European Court of Justice ruling to invalidate the EU-U.S. Privacy Shield and its impact on transfer of personal data to the US
The General Data Protection Regulation (GDPR), formally Regulation (EU) 2016/679, governs the transfer of personal data by entities subject to the GDPR to third countries. The simplest basis for such transfer for a personal data controller or processor is an adequacy decision, which means that the European Commission (EC) has determined that a country, territory, or sector ensures an adequate level of protection. Such transfer neither requires any specific authorisation nor imposes any obligations on the parties.
On 12 July 2016, the EC adopted Implementing Decision (EU) 2016/1250 on the adequacy of the protection provided by the EU-U.S. Privacy Shield, which stipulated that US companies that had self-certified their adherence to the EU-U.S. Privacy Shield Framework Principles had ensured an adequate level of protection.
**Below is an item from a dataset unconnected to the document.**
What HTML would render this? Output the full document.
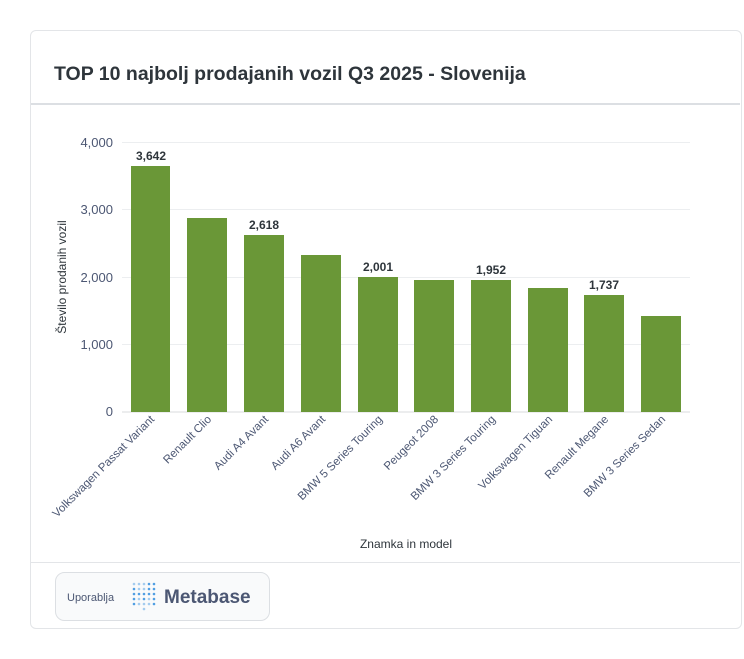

This permitted transfers of personal data under the least restrictive requirements to companies that are part of the EU-U.S. Privacy Shield, while other bases for data transfers remained available for entities outside the Privacy Shield.
On 16 July 2020, the European Court of Justice (ECJ) issued its Judgment C-311/18 that invalidated the EC’s decision on the adequacy of the protection provided by the EU-U.S. Privacy Shield, which means that this basis of data transfer can no longer be relied upon.
In accordance with the Serbian Personal Data Protection Law, the Serbian Government ruled (Official Gazette of the Republic of Serbia, No. 55/19 of 2 August 2019) that US organisations that are part of the EU-U.S. Privacy Shield ensured an adequate level of protection for the purposes of data transfer. This decision was based on the EC’s recognition that adherence to the EU-U.S. Privacy Shield Framework Principles constituted an adequate level of protection. As the EC’s decision has now been declared invalid, EU-U.S. Privacy Shield is no longer deemed to provide an adequate level of protection for the purposes of Serbian data privacy law. As such, data controllers or processors who have been relying on this approach to transfer data to the US will now have to seek alternative arrangements that are in compliance with Serbian law.
The accuracy of this interpretation has been confirmed by the Serbian Commissioner for Freedom of Information and Personal Data Protection, who has written to the Serbian Government to seek alignment of its decision of 2 August 2019 with the ECJ judgment. To the best of our knowledge, the Government is yet to respond.
In conclusion, personal data transfers to the US are no longer subject to the least restrictive basis of transfer (adequacy of protection), even if limited only to organisations adhering to the EU-U.S. Privacy Shield Framework Principles For transferring data to the US, entities that are subject to either the GDPR or Serbian data protection law will have to rely on a different basis set out in the GDPR or national legislation.